From its homeland in the Loire Valley, where citrus, flinty, and smoky flavors shine through in Sancerre and Pouilly-Fume, to Marlborough, New Zealand, where it is pungent, racy, and “green” (think grass, leaves, gooseberries, and bell peppers) and tastes of grapefruit and passionfruit, Sauvignon Blanc has something to offer every wine drinker. In Bordeaux, it is typically blended with Sémillon and Muscadelle to produce a softer, richer style. In California, any of the aforementioned styles can be emulated.

Perfect Pairings

The freshness of Sauvignon Blanc’s flavor—from bell pepper and cut grass to passionfruit, gooseberry, and ripe kiwi lend it to a range of light, summery dishes including salad, seafood, and mild Asian dishes. Sauvignon Blanc settles in comfortably at the table with notoriously difficult foods like goat cheese and asparagus.

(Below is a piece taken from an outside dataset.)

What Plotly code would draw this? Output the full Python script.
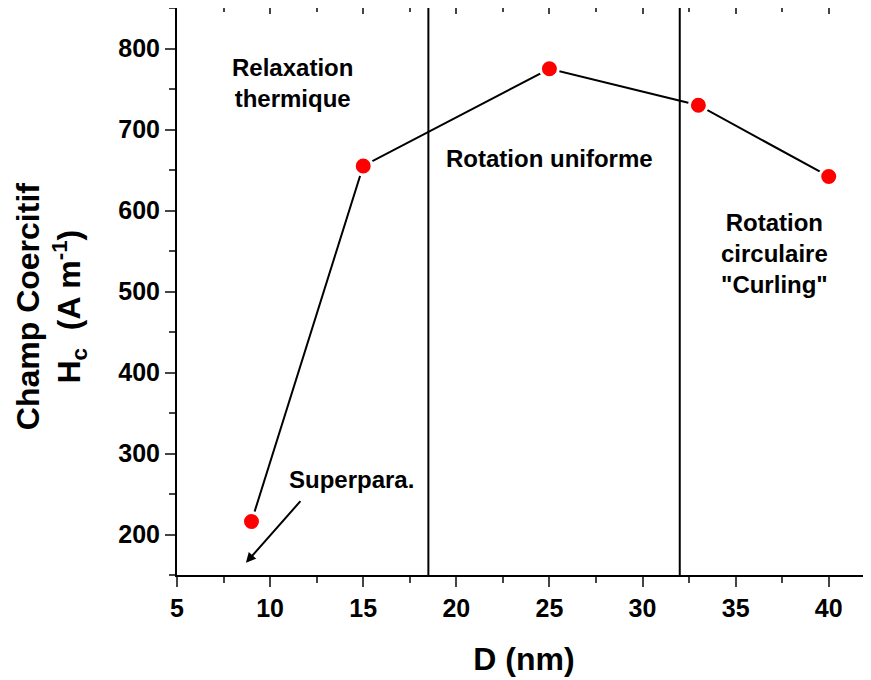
import plotly.graph_objects as go

# Data
diameter_nm = [9, 15, 25, 33, 40]
coercive_field = [216, 655, 775, 730, 642]
regime_boundaries = [18.5, 32]
x_ticks = [5, 10, 15, 20, 25, 30, 35, 40]
y_ticks = [200, 300, 400, 500, 600, 700, 800]

FONT = "Liberation Sans, Arial, sans-serif"

fig = go.Figure()
fig.add_trace(go.Scatter(
    x=diameter_nm, y=coercive_field, mode="lines+markers",
    line=dict(color="black", width=2),
    marker=dict(color="#ff0000", size=18, line=dict(color="white", width=3)),
    showlegend=False, hoverinfo="x+y"))
# invisible trace for the top axis
fig.add_trace(go.Scatter(x=[diameter_nm[0]], y=[coercive_field[0]], xaxis="x2",
                         mode="markers", marker=dict(opacity=0), showlegend=False,
                         hoverinfo="skip"))

for b in regime_boundaries:
    fig.add_shape(type="line", x0=b, x1=b, y0=0, y1=1, xref="x", yref="paper",
                  line=dict(color="black", width=2))

ann_font = dict(family=FONT, size=24, color="black")
annotations = [
    dict(x=11.2, y=757, text="<b>Relaxation<br>thermique</b>"),
    dict(x=25.0, y=664, text="<b>Rotation uniforme</b>"),
    dict(x=37.1, y=547, text="<b>Rotation<br>circulaire<br>\"Curling\"</b>"),
]
for a in annotations:
    fig.add_annotation(x=a["x"], y=a["y"], text=a["text"], showarrow=False,
                       xref="x", yref="y", font=ann_font, align="center")

fig.add_annotation(x=8.7, y=165, ax=11.7, ay=243, axref="x", ayref="y",
                   xref="x", yref="y", text="", showarrow=True,
                   arrowhead=2, arrowsize=1, arrowwidth=2, arrowcolor="black")
fig.add_annotation(x=14.35, y=268, text="<b>Superpara.</b>", showarrow=False,
                   xref="x", yref="y", font=ann_font)

fig.add_annotation(x=-0.1816, y=0.474, xref="paper", yref="paper", textangle=-90,
                   xanchor="center", yanchor="middle",
                   text="<b>Champ Coercitif<br>H<sub>c</sub>  (A m<sup>-1</sup>)</b>",
                   showarrow=False, font=dict(family=FONT, size=32, color="black"),
                   align="center")

tick_font = dict(family=FONT, size=25, color="black", weight="bold")

fig.update_layout(
    width=863, height=672,
    margin=dict(l=169, r=0, t=0, b=105, autoexpand=False),
    paper_bgcolor="white", plot_bgcolor="white",
    font=dict(family=FONT, color="black"),
    xaxis=dict(range=[5, 42.27], tickvals=x_ticks, ticks="outside", ticklen=10,
               tickwidth=2, showline=True, linecolor="black", linewidth=2,
               showgrid=False, zeroline=False, automargin=False,
               tickfont=tick_font,
               minor=dict(dtick=2.5, ticks="outside", ticklen=6, tickwidth=2,
                          showgrid=False),
               title=dict(text="<b>D (nm)</b>", font=dict(family=FONT, size=32),
                          standoff=27)),
    xaxis2=dict(range=[5, 42.27], overlaying="x", side="top", tickvals=x_ticks,
                ticks="inside", ticklen=6, tickwidth=2, showticklabels=False,
                showline=True, linecolor="black", linewidth=2, showgrid=False,
                zeroline=False, automargin=False,
                minor=dict(dtick=2.5, ticks="inside", ticklen=4, tickwidth=2,
                           showgrid=False)),
    yaxis=dict(range=[150, 850], tickvals=y_ticks, ticks="outside", ticklen=10,
               tickwidth=2, showline=True, linecolor="black", linewidth=2,
               showgrid=False, zeroline=False, automargin=False,
               tickfont=tick_font,
               minor=dict(dtick=50, ticks="outside", ticklen=6, tickwidth=2,
                          showgrid=False)),
)

fig.write_html("out.html")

When combined with Sémillon (and perhaps some oak), it can be paired with more complex seafood and chicken dishes.

Sommelier Secret

Along with Cabernet Franc, Sauvignon Blanc is the proud parent of Cabernet Sauvignon. That green bell pepper aroma that all three varieties share is no coincidence—it comes from a high concentration of pyrazines (an herbaceous aromatic compound) inherent to each member of the family.